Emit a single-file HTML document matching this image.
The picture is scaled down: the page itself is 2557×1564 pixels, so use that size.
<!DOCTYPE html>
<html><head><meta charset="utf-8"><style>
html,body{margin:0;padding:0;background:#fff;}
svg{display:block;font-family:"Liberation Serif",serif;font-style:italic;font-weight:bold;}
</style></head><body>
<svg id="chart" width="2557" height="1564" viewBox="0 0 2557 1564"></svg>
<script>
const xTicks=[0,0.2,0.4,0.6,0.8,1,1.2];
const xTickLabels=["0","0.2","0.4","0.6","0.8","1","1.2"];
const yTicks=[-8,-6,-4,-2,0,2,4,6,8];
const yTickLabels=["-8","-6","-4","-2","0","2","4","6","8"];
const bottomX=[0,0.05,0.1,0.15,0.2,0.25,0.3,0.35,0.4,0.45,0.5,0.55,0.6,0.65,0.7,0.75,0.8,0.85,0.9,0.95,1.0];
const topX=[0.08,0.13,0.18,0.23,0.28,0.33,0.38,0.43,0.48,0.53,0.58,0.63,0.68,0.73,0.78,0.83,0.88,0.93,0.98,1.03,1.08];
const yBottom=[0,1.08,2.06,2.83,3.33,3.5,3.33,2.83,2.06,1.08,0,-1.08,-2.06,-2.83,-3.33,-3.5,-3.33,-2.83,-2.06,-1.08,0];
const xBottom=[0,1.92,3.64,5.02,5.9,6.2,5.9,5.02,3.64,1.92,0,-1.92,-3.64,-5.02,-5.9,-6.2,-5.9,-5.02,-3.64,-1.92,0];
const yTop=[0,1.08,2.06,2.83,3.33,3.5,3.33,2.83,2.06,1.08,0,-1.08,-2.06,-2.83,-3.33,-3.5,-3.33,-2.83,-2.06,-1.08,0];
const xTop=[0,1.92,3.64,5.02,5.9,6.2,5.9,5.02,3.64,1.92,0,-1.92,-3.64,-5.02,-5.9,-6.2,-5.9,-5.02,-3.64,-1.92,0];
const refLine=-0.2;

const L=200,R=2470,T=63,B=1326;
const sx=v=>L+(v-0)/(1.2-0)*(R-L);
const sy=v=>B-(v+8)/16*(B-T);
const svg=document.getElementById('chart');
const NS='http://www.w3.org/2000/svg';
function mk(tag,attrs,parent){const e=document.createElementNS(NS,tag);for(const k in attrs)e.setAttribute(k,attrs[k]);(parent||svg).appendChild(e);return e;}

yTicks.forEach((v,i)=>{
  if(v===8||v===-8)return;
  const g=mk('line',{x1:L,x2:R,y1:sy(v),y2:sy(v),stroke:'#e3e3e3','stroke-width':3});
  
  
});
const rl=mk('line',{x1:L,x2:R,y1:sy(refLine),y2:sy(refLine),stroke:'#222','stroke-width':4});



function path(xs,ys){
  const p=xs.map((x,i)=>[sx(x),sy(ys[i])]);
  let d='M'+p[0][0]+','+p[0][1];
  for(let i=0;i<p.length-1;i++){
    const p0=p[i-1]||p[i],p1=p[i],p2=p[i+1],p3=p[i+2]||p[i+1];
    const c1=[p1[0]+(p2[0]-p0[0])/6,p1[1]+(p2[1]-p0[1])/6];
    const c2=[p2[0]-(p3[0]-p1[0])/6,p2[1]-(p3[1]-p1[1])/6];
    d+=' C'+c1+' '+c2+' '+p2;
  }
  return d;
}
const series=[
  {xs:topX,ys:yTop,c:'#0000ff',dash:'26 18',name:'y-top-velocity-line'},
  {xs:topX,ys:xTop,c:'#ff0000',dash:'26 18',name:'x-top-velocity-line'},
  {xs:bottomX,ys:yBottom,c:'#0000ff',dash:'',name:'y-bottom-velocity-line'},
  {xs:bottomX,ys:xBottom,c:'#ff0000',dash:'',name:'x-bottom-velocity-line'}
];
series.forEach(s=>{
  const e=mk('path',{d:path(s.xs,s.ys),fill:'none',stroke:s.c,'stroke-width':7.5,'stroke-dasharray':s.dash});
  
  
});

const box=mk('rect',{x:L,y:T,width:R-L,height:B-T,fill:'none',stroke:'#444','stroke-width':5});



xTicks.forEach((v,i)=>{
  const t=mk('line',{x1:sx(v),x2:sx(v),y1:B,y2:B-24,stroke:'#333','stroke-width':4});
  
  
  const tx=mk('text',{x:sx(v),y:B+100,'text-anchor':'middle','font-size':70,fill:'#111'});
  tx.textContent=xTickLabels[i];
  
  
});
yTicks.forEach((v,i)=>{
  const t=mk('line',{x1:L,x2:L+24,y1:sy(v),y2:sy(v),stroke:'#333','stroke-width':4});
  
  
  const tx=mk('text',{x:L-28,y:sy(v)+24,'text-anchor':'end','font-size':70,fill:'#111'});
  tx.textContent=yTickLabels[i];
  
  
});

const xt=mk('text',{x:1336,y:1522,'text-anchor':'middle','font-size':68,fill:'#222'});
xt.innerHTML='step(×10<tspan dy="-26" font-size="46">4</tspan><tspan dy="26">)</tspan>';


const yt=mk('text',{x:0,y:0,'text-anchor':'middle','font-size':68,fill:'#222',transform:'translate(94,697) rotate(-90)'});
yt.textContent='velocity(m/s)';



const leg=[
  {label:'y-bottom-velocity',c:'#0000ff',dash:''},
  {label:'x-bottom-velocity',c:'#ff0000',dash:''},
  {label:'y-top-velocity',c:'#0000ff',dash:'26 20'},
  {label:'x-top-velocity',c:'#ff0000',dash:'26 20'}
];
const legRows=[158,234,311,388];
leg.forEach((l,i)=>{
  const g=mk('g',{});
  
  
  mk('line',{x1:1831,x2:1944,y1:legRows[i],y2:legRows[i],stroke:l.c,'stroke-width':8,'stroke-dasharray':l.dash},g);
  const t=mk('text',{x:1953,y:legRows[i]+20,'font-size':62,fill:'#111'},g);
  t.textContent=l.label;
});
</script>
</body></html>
****************
# TASK OBJECTIVE:
Take every line containing the word "document" and copy it.

# SOLUTION TO THIS EXERCISE:
Emit a single-file HTML document matching this image.
const svg=document.getElementById('chart');
function mk(tag,attrs,parent){const e=document.createElementNS(NS,tag);for(const k in attrs)e.setAttribute(k,attrs[k]);(parent||svg).appendChild(e);return e;}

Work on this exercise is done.